Thaler’s District Court Challenge
Thaler challenged the Office’s decision twice, claiming that the AI should be acknowledged “as an author where it otherwise meets authorship criteria, with any copyright ownership vesting in the AI’s owner.” After the Office denied both of those challenges, refusing to register a claim where a human being did not create the work, Thaler challenged the Office’s decision in the U.S. District Court for the District of Columbia. Among other things, Thaler challenged the Office’s denial under the Administrative Procedures Act, arguing the denial was “arbitrary, capricious, an abuse of discretion and not in accordance with the law, unsupported by substantial evidence, and in excess of Defendants’ statutory authority.”
In its analysis, the District Court found that the single legal question presented was whether a work generated autonomously by AI is capable of copyright protection. Again, there was no dispute that the Creativity Machine alone, and not in conjunction with Thaler, generated the artistic image at issue.
The District Court affirmed the Office’s denial, holding that: “copyright is designed to adapt with the times. Underlying that adaptability, however, has been a consistent understanding that human creativity is the sine qua non at the core of copyrightability, even as human creativity is channeled through new tools or into new media. Copyright has never stretched so far, however, as to protect works generated by new forms of technology operating absent any guiding human hand.” The Court did not address Thaler’s other theories on ownership, as the work at issue did not give rise to a valid copyright capable of transfer in the first place.
The Thaler Court was aware of the precedential impact of its decision on the future of AI and copyright law, noting:
“Undoubtedly, we are approaching new frontiers in copyright as artists put AI in their toolbox to be used in the generation of new visual and other artistic works.
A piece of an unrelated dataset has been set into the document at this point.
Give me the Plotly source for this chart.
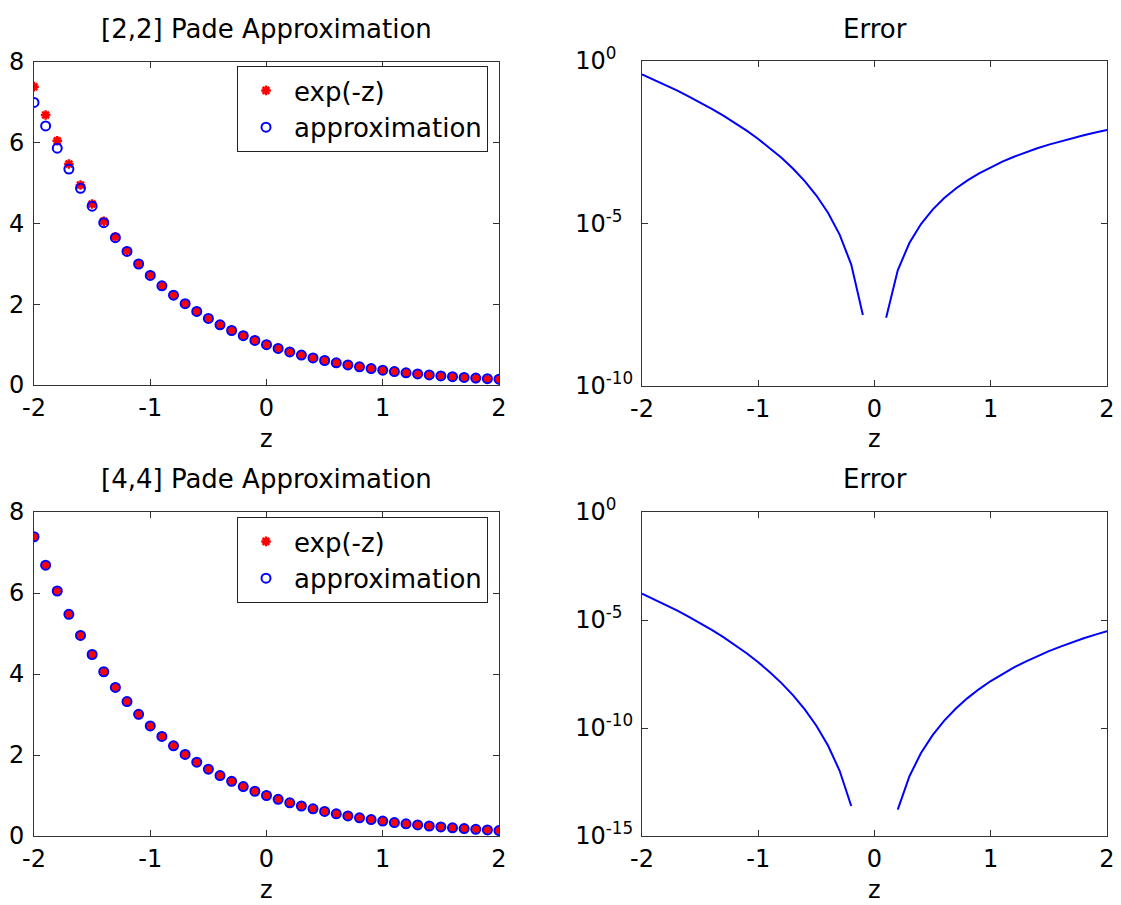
import plotly.graph_objects as go

# ---------------- data ----------------
z = [-2.0, -1.9, -1.8, -1.7, -1.6, -1.5, -1.4, -1.3, -1.2, -1.1, -1.0,
     -0.9, -0.8, -0.7, -0.6, -0.5, -0.4, -0.3, -0.2, -0.1, 0.0,
     0.1, 0.2, 0.3, 0.4, 0.5, 0.6, 0.7, 0.8, 0.9, 1.0,
     1.1, 1.2, 1.3, 1.4, 1.5, 1.6, 1.7, 1.8, 1.9, 2.0]

exp_vals = [7.3891, 6.6859, 6.0496, 5.4739, 4.9530, 4.4817, 4.0552, 3.6693, 3.3201, 3.0042, 2.7183,
            2.4596, 2.2255, 2.0138, 1.8221, 1.6487, 1.4918, 1.3499, 1.2214, 1.1052, 1.0,
            0.9048, 0.8187, 0.7408, 0.6703, 0.6065, 0.5488, 0.4966, 0.4493, 0.4066, 0.3679,
            0.3329, 0.3012, 0.2725, 0.2466, 0.2231, 0.2019, 0.1827, 0.1653, 0.1496, 0.1353]

approx22 = [7.0, 6.4157, 5.8649, 5.3497, 4.8710, 4.4286, 4.0216, 3.6486, 3.3077, 2.9970, 2.7143,
            2.4575, 2.2245, 2.0133, 1.8219, 1.6486, 1.4918, 1.3499, 1.2214, 1.1052, 1.0,
            0.9048, 0.8187, 0.7408, 0.6703, 0.6066, 0.5489, 0.4967, 0.4495, 0.4069, 0.3684,
            0.3337, 0.3023, 0.2741, 0.2486, 0.2258, 0.2053, 0.1869, 0.1705, 0.1559, 0.1429]

approx44 = [7.3889, 6.6858, 6.0496, 5.4739, 4.9530, 4.4817, 4.0552, 3.6693, 3.3201, 3.0042, 2.7183,
            2.4596, 2.2255, 2.0138, 1.8221, 1.6487, 1.4918, 1.3499, 1.2214, 1.1052, 1.0,
            0.9048, 0.8187, 0.7408, 0.6703, 0.6065, 0.5488, 0.4966, 0.4493, 0.4066, 0.3679,
            0.3329, 0.3012, 0.2725, 0.2466, 0.2231, 0.2019, 0.1827, 0.1653, 0.1496, 0.1353]

err22 = [0.389056, 0.270217, 0.184782, 0.124267, 0.082064, 0.053118, 0.033617, 0.020740, 0.012425,
         0.007192, 0.003996, 0.002113, 0.001051, 4.837e-4, 2.010e-4, 7.26e-5, 2.14e-5, 4.57e-6,
         5.44e-7, 1.536e-8, None,
         1.257e-8, 3.647e-7, 2.514e-6, 9.6e-6, 2.67e-5, 6.05e-5, 1.194e-4, 2.12e-4, 3.50e-4,
         5.42e-4, 7.99e-4, 1.131e-3, 1.549e-3, 2.061e-3, 2.676e-3, 3.401e-3, 4.244e-3, 5.208e-3,
         6.300e-3, 7.522e-3]

err44 = [1.6721e-4, 9.4295e-5, 5.1893e-5, 2.7791e-5, 1.4434e-5, 7.2410e-6, 3.4919e-6, 1.6091e-6,
         7.0329e-7, 2.8887e-7, 1.1018e-7, 3.8410e-8, 1.1981e-8, 3.2452e-9, 7.3054e-10, 1.2770e-10,
         1.5468e-11, 1.0487e-12, 2.4647e-14, None, None,
         None, 1.6521e-14, 5.7555e-13, 6.9501e-12, 4.6978e-11, 2.2003e-10, 8.0025e-10, 2.4189e-9,
         6.3491e-9, 1.4911e-8, 3.2008e-8, 6.3801e-8, 1.1951e-7, 2.1234e-7, 3.6051e-7, 5.8835e-7,
         9.2747e-7, 1.4179e-6, 2.1095e-6, 3.0626e-6]

x_ticks = [-2, -1, 0, 1, 2]
x_ticktext = ["-2", "-1", "0", "1", "2"]
lin_ticks = [0, 2, 4, 6, 8]
log_ticks_top = [1, 1e-5, 1e-10]
log_ticks_bot = [1, 1e-5, 1e-10, 1e-15]
_pad = '<span style="color:rgba(0,0,0,0)">{}</span>'
log_text = {
    1: "10<sup>0" + _pad.format("-1") + "</sup>",
    1e-5: "10<sup>-5" + _pad.format("0") + "</sup>",
    1e-10: "10<sup>-10</sup>",
    1e-15: "10<sup>-15</sup>",
}

titles = ["[2,2] Pade Approximation", "Error", "[4,4] Pade Approximation", "Error"]
legend_names = ["exp(-z)", "approximation"]

# ---------------- layout helpers ----------------
W, H = 1121, 905
FONT = "DejaVu Sans"


def px_x(p):
    return p / W


def px_y(p):
    return 1 - p / H


boxes = {  # (left, right, top, bottom) in pixels
    1: (34, 499, 62, 385),
    2: (642, 1107, 61, 386),
    3: (34, 499, 512, 836),
    4: (642, 1107, 512, 836),
}

fig = go.Figure()

RED = "#ff0000"
BLUE = "#0000ff"

for idx, approx, leg in [(1, approx22, "legend"), (3, approx44, "legend2")]:
    xa = "x" if idx == 1 else "x3"
    ya = "y" if idx == 1 else "y3"
    fig.add_trace(go.Scatter(
        x=z, y=exp_vals, mode="markers", name=legend_names[0], xaxis=xa, yaxis=ya,
        legend=leg, legendgroup="a%d" % idx,
        marker=dict(symbol="asterisk-open", size=8, color=RED, line=dict(width=2.5, color=RED)),
    ))
    fig.add_trace(go.Scatter(
        x=z, y=approx, mode="markers", name=legend_names[1], xaxis=xa, yaxis=ya,
        legend=leg, legendgroup="b%d" % idx,
        marker=dict(symbol="circle-open", size=9, color=BLUE, line=dict(width=2, color=BLUE)),
    ))

for idx, err in [(2, err22), (4, err44)]:
    fig.add_trace(go.Scatter(
        x=z, y=err, mode="lines", showlegend=False, xaxis="x%d" % idx, yaxis="y%d" % idx,
        line=dict(color=BLUE, width=2), connectgaps=False,
    ))

axis_common = dict(
    showline=True, linecolor="#333333", linewidth=1, mirror="ticks",
    ticks="inside", ticklen=6, tickcolor="#333333", tickwidth=1,
    showgrid=False, zeroline=False, automargin=False,
    tickfont=dict(family=FONT, size=24, color="black"),
)

layout = dict(
    width=W, height=H, autosize=False,
    margin=dict(l=0, r=0, t=0, b=0, autoexpand=False),
    paper_bgcolor="white", plot_bgcolor="white",
    font=dict(family=FONT, color="black"),
)

for idx, (l, r, t, b) in boxes.items():
    sx = "" if idx == 1 else str(idx)
    xaxis = dict(axis_common, domain=[px_x(l), px_x(r)], anchor="y" + sx, range=[-2, 2],
                 tickvals=x_ticks, ticktext=x_ticktext, ticklabelstandoff=1)
    if idx in (1, 3):
        yaxis = dict(axis_common, domain=[px_y(b), px_y(t)], anchor="x" + sx, range=[0, 8],
                     tickvals=lin_ticks, ticklabelstandoff=4)
    else:
        vals = log_ticks_top if idx == 2 else log_ticks_bot
        yaxis = dict(axis_common, domain=[px_y(b), px_y(t)], anchor="x" + sx, type="log",
                     range=[-10, 0] if idx == 2 else [-15, 0],
                     tickvals=vals, ticktext=[log_text[v] for v in vals], ticklabelstandoff=3)
    layout["xaxis" + sx] = xaxis
    layout["yaxis" + sx] = yaxis

legend_common = dict(
    xanchor="right", yanchor="top", bgcolor="white", bordercolor="#222222", borderwidth=1,
    font=dict(family=FONT, size=26, color="black"), itemwidth=46, tracegroupgap=10,
    traceorder="normal", orientation="v",
)
layout["legend"] = dict(legend_common, x=px_x(488), y=px_y(66))
layout["legend2"] = dict(legend_common, x=px_x(488), y=px_y(517))

annotations = []
title_y = {1: 29, 2: 29, 3: 479, 4: 479}
zlabel_y = {1: 439, 2: 439, 3: 890, 4: 890}
for idx, (l, r, t, b) in boxes.items():
    cx = (l + r) / 2
    annotations.append(dict(text=titles[idx - 1], x=px_x(cx), y=px_y(title_y[idx]), xref="paper",
                            yref="paper", xanchor="center", yanchor="middle", showarrow=False,
                            font=dict(family=FONT, size=26, color="black")))
    annotations.append(dict(text="z", x=px_x(cx), y=px_y(zlabel_y[idx]), xref="paper",
                            yref="paper", xanchor="center", yanchor="middle", showarrow=False,
                            font=dict(family=FONT, size=24, color="black")))
layout["annotations"] = annotations

fig.update_layout(**layout)
fig.write_html("out.html")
The increased attenuation of human creativity from the actual generation of the final work will prompt challenging questions regarding how much human input is necessary to qualify the user of an AI system as an ‘author’ of a generated work, the scope of the protection obtained over the resultant image, how to assess the originality of AI-generated works where the systems may have been trained on unknown pre-existing works, how copyright might best be used to incentivize creative works involving AI and more.”
What’s Next for AI and Copyright?
As articulated in the Statement, the Office will continue to evaluate applications with AI-generated content with the following principles in mind:
- Works made “without any creative contribution from a human actor” are not copyrightable;
- A work including “human-authored elements combined with AI-generated images” is copyrightable, although the individual AI-generated images are not;
- When an AI “receives solely a prompt from a human and produces complex written, visual, or musical works in response, … users do not exercise ultimate creative control” and the resulting work is not copyrightable;
- When a human selects, arranges, or modifies AI-generated material in a sufficiently creative way, the work may be copyrightable;
- A user can use technology to transform or adapt their otherwise expressive authorship without necessarily negating a human-driven creative process.
Together, the Office’s Statement, decisions in Zarya and Creativity Machine, and its ongoing AI initiative efforts will continue to work to define what the Office views as the outer limits of copyright protection in the AI/ML space. But applicants like Thaler and others will continue to test these limits in new and creative ways as commercial use of AI-generated content rapidly increases across industries. Applicants should be mindful of this guidance and seek competent counsel before submitting applications that include AI-generated outputs.